The amount of time and effort that Jez put into teaching countless people over the years, purely out of a passion for music and a dedication to inspiring people to pursue it, is astonishing. The impact Jez’s work had on the Worcestershire music scene and even further is immeasurable, and his memory will live on in the music played by so many of his students, former students, and others he helped.”
Former WSRP Student, Solo Artist
“I first met Jez around the year 2000, probably in The Swan with Two Nicks where he and I both used to hang out a lot. We were both working as guitar teachers so had quite a lot in common along with certain bands we both liked, like King’s X and Rush. It was him who told me that the rock school at the Tech which he worked at was looking for a new guitar teacher. So, with his help I went along and met the chap who ran it, Mick Jones, and got the job. Jez had been with rock school since its beginning in 1997.
As a team we ran WSRP really successfully with a student population which reached three times the size it had been at the Tech. We had an inspirational team of staff covering vocals, drums, guitar and with Jez principally as bass tutor but also helping out with guitar.
His mobility problems had got quite a lot more serious by this year, which was distressing to see after having known and worked with him for so many years, but he was still the same chipper and witty chap he had always been.
I’ll always remember Jez as a hugely enthusiastic music-lover, great bass player, long-talker, and always quick to fire a gag into any conversation – those gags didn’t always hit the spot but when they did you’d find yourself chuckling away. He was a helpful, kind hearted guy.”
Current owner of Dragon Music
and Worcester Rock School (formerly WSRP)
“I never really got to know Jez on a personal level, only seeing him during Worcester Music Festival. Jez, for several years, ran a Worcester School of Rock and Performance (WSRP) workshop for Worcester Music Festival. He also helped out the festival by loaning equipment that the festival could use in Workshops and small acoustic venues. This was all done for free to help support and develop young musicians.

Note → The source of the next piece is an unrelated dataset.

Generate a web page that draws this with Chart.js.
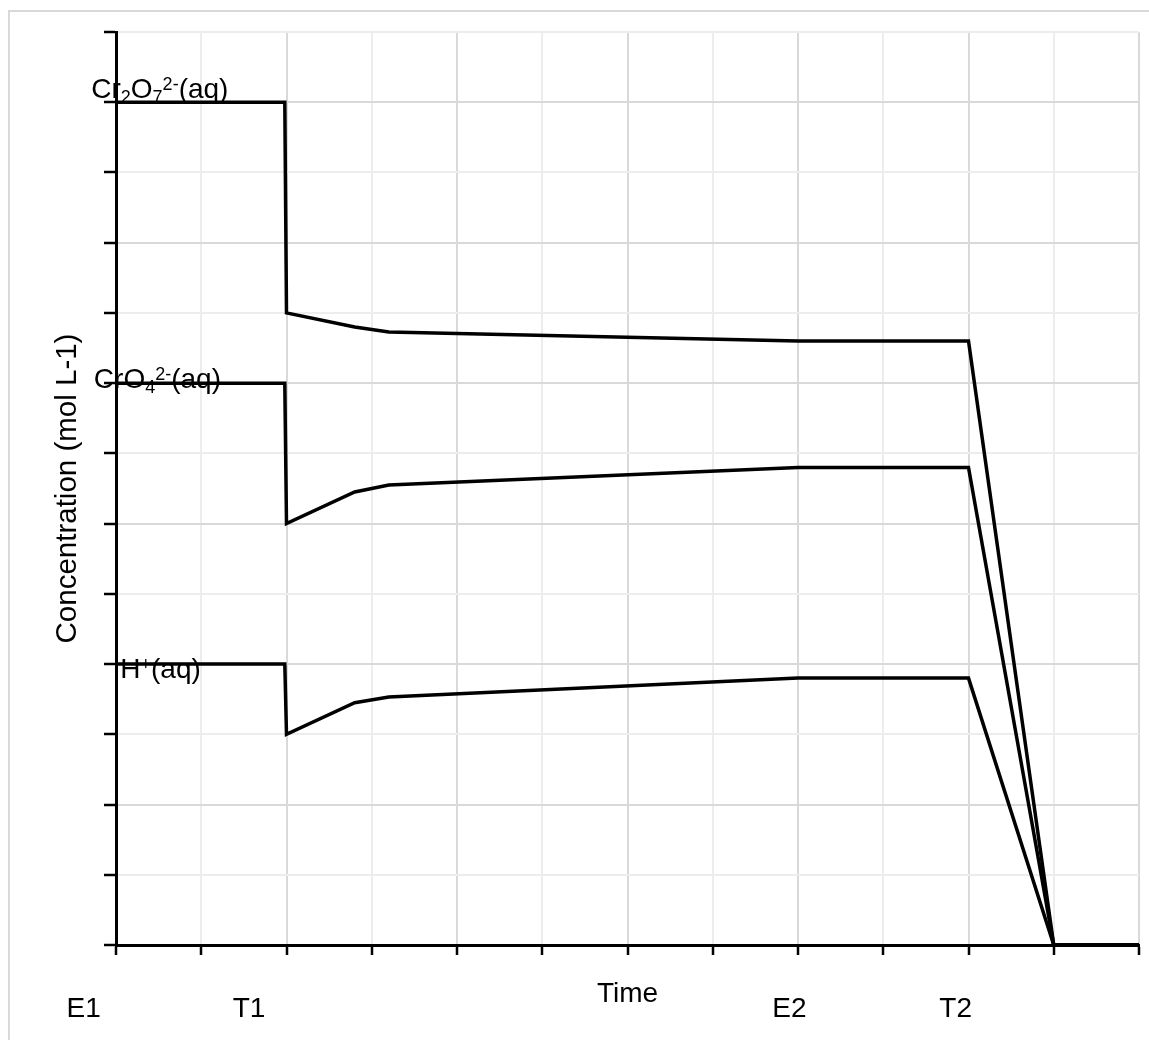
<!DOCTYPE html>
<html lang="en">
<head>
    <meta charset="UTF-8">
    <title>Concentration vs Time</title>
    <script src="https://cdn.jsdelivr.net/npm/chart.js"></script>
    <style>
        body { margin: 0; background: #fff; }
        #wrap { width: 1149px; height: 1040px; }
    </style>
</head>
<body>
<div id="wrap"><canvas id="chart" width="1149" height="1040"></canvas></div>
<script>
    // time points shared by all three series
    const times = [0, 1.98, 2, 2.8, 3.2, 8, 10, 11, 12];
    const cr2o7 = [12, 12, 9, 8.8, 8.73, 8.6, 8.6, 0, 0];
    const cro4  = [8, 8, 6, 6.45, 6.55, 6.8, 6.8, 0, 0];
    const hplus = [4, 4, 3, 3.45, 3.53, 3.8, 3.8, 0, 0];

    // x axis text labels under the axis
    const xNames = ['E1', 'T1', 'E2', 'T2'];
    const xNameAt = [-0.38, 1.56, 7.9, 9.85];

    // series names: [text, kind] pieces, with where they sit (x start, baseline y)
    const seriesNames = [
        [['Cr', ''], ['2', 'sub'], ['O', ''], ['7', 'sub'], ['2-', 'sup'], ['(aq)', '']],
        [['CrO', ''], ['4', 'sub'], ['2-', 'sup'], ['(aq)', '']],
        [['H', ''], ['+', 'sup'], ['(aq)', '']]
    ];
    const nameX = [-0.29, -0.26, 0.05];
    const nameY = [12.06, 7.93, 3.8];

    const FONT = '"Liberation Sans", Arial, sans-serif';

    function pts(ys) {
        return times.map((t, i) => ({x: t, y: ys[i]}));
    }

    const textPlugin = {
        id: 'texts',
        beforeDraw(chart) {
            const ctx = chart.ctx;
            ctx.save();
            ctx.strokeStyle = '#d9d9d9';
            ctx.lineWidth = 2;
            ctx.strokeRect(9, 11, 1300, 1200);
            ctx.restore();
        },
        afterDraw(chart) {
            const ctx = chart.ctx;
            const xs = chart.scales.x, ys = chart.scales.y;
            const area = chart.chartArea;
            ctx.save();
            ctx.fillStyle = '#000';

            // series names with sub/superscripts
            seriesNames.forEach(function(parts, i) {
                let px = xs.getPixelForValue(nameX[i]);
                const py = ys.getPixelForValue(nameY[i]);
                ctx.textAlign = 'left';
                ctx.textBaseline = 'alphabetic';
                parts.forEach(function(p) {
                    let dy = 0;
                    if (p[1] === 'sub') { ctx.font = '18px ' + FONT; dy = 5; }
                    else if (p[1] === 'sup') { ctx.font = '18px ' + FONT; dy = -8; }
                    else { ctx.font = '28px ' + FONT; }
                    ctx.fillText(p[0], px, py + dy);
                    px += ctx.measureText(p[0]).width;
                });
            });

            // labels under the x axis
            ctx.font = '28px ' + FONT;
            ctx.textAlign = 'center';
            xNames.forEach(function(n, i) {
                ctx.fillText(n, xs.getPixelForValue(xNameAt[i]), area.bottom + 72);
            });
            ctx.fillText('Time', xs.getPixelForValue(6), area.bottom + 57);

            // y axis title
            ctx.font = '29.5px ' + FONT;
            ctx.translate(area.left - 48, (area.top + area.bottom) / 2);
            ctx.rotate(-Math.PI / 2);
            ctx.textBaseline = 'middle';
            ctx.fillText('Concentration (mol L-1)', 0, 0);
            ctx.restore();
        }
    };

    function gridColor(c) {
        return c.tick.value % 2 === 0 ? '#d9d9d9' : '#ededed';
    }

    const lineStyle = {
        borderColor: '#000',
        borderWidth: 3.5,
        pointRadius: 0,
        showLine: true,
        tension: 0,
        fill: false
    };

    new Chart(document.getElementById('chart'), {
        type: 'scatter',
        data: {
            datasets: [
                Object.assign({label: 'Cr2O7', data: pts(cr2o7)}, lineStyle),
                Object.assign({label: 'CrO4', data: pts(cro4)}, lineStyle),
                Object.assign({label: 'H+', data: pts(hplus)}, lineStyle)
            ]
        },
        options: {
            responsive: false,
            animation: false,
            layout: { padding: { left: 104, top: 32, right: 10, bottom: 85 } },
            plugins: { legend: { display: false }, tooltip: { enabled: false } },
            scales: {
                x: {
                    type: 'linear',
                    min: 0, max: 12,
                    ticks: { stepSize: 1, display: false },
                    grid: { color: gridColor, lineWidth: 2, tickColor: '#000', tickWidth: 2.5, tickLength: 10 },
                    border: { color: '#000', width: 3 }
                },
                y: {
                    min: 0, max: 13,
                    ticks: { stepSize: 1, display: false },
                    grid: { color: gridColor, lineWidth: 2, tickColor: '#000', tickWidth: 2.5, tickLength: 12 },
                    border: { color: '#000', width: 3 }
                }
            }
        },
        plugins: [textPlugin]
    });
</script>
</body>
</html>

Over the years, it has been wonderful to see so many bands come through and perform at the festival whose members had attended Jez’s WSRP. Not only that, but there are many musicians who attended the taster workshops for WSRP at the festival who went on to join the school, and are now in bands that have performed at the festival and other events and gigs.”
Director, Worcester Music Festival
“I first met Jez in the late ’90s when he joined one of my early bands as the bass player. He could talk the hind legs off a donkey, but he was a phenomenal musician, always a good laugh, and went on to be a reliable and supportive friend for the next twenty years. In Epsilon Red, our power rock trio, he was effectively lead bassist as his playing was so intricate, and he perfectly “locked in” to Chris Daniels’s drums.
His bass skills were, on two separate occasions—including in our 2018 iteration—a perfect compliment to mine and Anna Mason’s vocals and guitars in Hitchhiker, and there was never a dull moment in rehearsals and gigs with his brilliant sense of humour. His enthusiasm was infectious, and he will be very much missed not just as a musician but also as an excellent human being.”
Solo Artist, Epsilon Red
Jez Cole’s contribution to the local music scene will be remembered and appreciated for many years to come. His influence will continue in the music of his former students, bandmates, and collaborators, and his memory through his family and friends.